Brazil, the United States, China and three other partners on Friday launched a forum to spur a global market for biofuels seen as a cleaner, economically viable alternative to fossil fuels. The European Commission, India and South Africa joined the initiative which was announced at a press conference at UN headquarters.
"Biofuels constitute a viable economic alternative for the immediate partial substitution of fossil fuels and the diversification of the world's energy mix," Brazilian Ambassador to the United States Antonio Patriota said as he formally announced the launch of the International Biofuels Forum.
"The introduction of biofuels is highly advantageous both for developing and developed countries," he added.
The Forum aims to create a world market to spur production, distribution and use of biofuels, which can also help reduce greenhouse gas emissions which contribute to global warming.
Participants are to advance coordination on priority issues and establish working groups on information exchange and standards and codes.
The forum will convene regular meetings over the coming year to pave the way for an international conference on biofuels in Brazil in 2008.
The initiative was launched less than a week before US President George W. Bush is to visit Brazil to discuss ethanol cooperation with his Brazilian counterpart Luiz Inacio Lula da Silva.

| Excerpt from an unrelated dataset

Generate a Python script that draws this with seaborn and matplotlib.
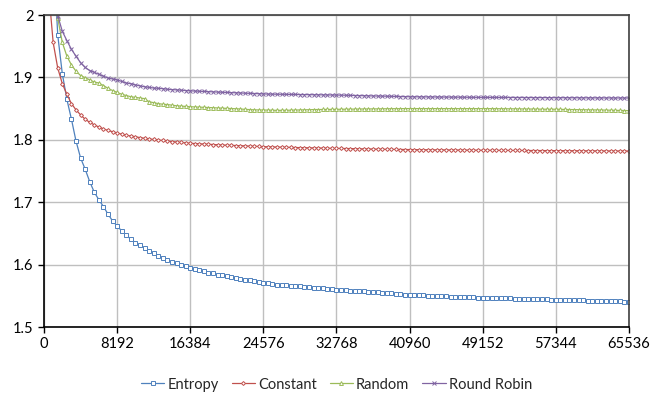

Brazil and the United States together control more than 70 percent of the world's ethanol market, but countries such as China, India and South Africa have huge potential to develop their own biofuel production.
Ethanol is mostly derived from corn in the United States and in Brazil from sugar cane.
"By working together we will be able to identify means and ways to help countries with agricultural productive potential to become major energy suppliers," said US Assistant Secretary of State for Western Hemisphere Affairs Thomas Shannon. "This is a huge step forward in the development of a new international understanding of energy."
Use of biofuels such as ethanol means drastically cutting developing countries' dependence on imported oil, redressing their trade imbalances and saving income in order to increase investments in health, education and social development.
It can also create income and reduce the migration of rural populations to urban areas, Patriota noted.
Biofuels are also attractive for developed countries as they can boost energy security by reducing dependence on fossil fuels and reduce greenhouse emissions, he added.
Brazil, which according to a recently unveiled project could produce enough ethanol to replace 10 percent of world gasoline demand in the next 20 years, has offered its expertise in the field to several developing countries.
The Brazilian project, developed with the participation of the government and state-owned oil giant Petrobas, would multiply by 15 times the country's current production of ethanol from sugar cane.
Underpinning Brazil's success has been the mass-marketing since 2003 of hybrid-fuel cars, which consume either pure ethanol or a five-to-one mix of gasoline and ethanol. There are now more than 2.6 million such vehicles in the domestic market.
When he arrives in Brazil next week on the first leg of a week-long Latin American tour, Bush will face pressure to lower US trade tariffs on Brazilian ethanol.
Brazilian foreign minister Celso Amorim stressed Wednesday that ethanol and biofuels in general would be a "very important" theme of the Lula-Bush meeting next Friday in Sao Paulo. "We are interested in forming a global ethanol market," he said.
Amorim said Brazil intended to put the tariffs issue "on the table," but added: "I don't know if that will be resolved all at once."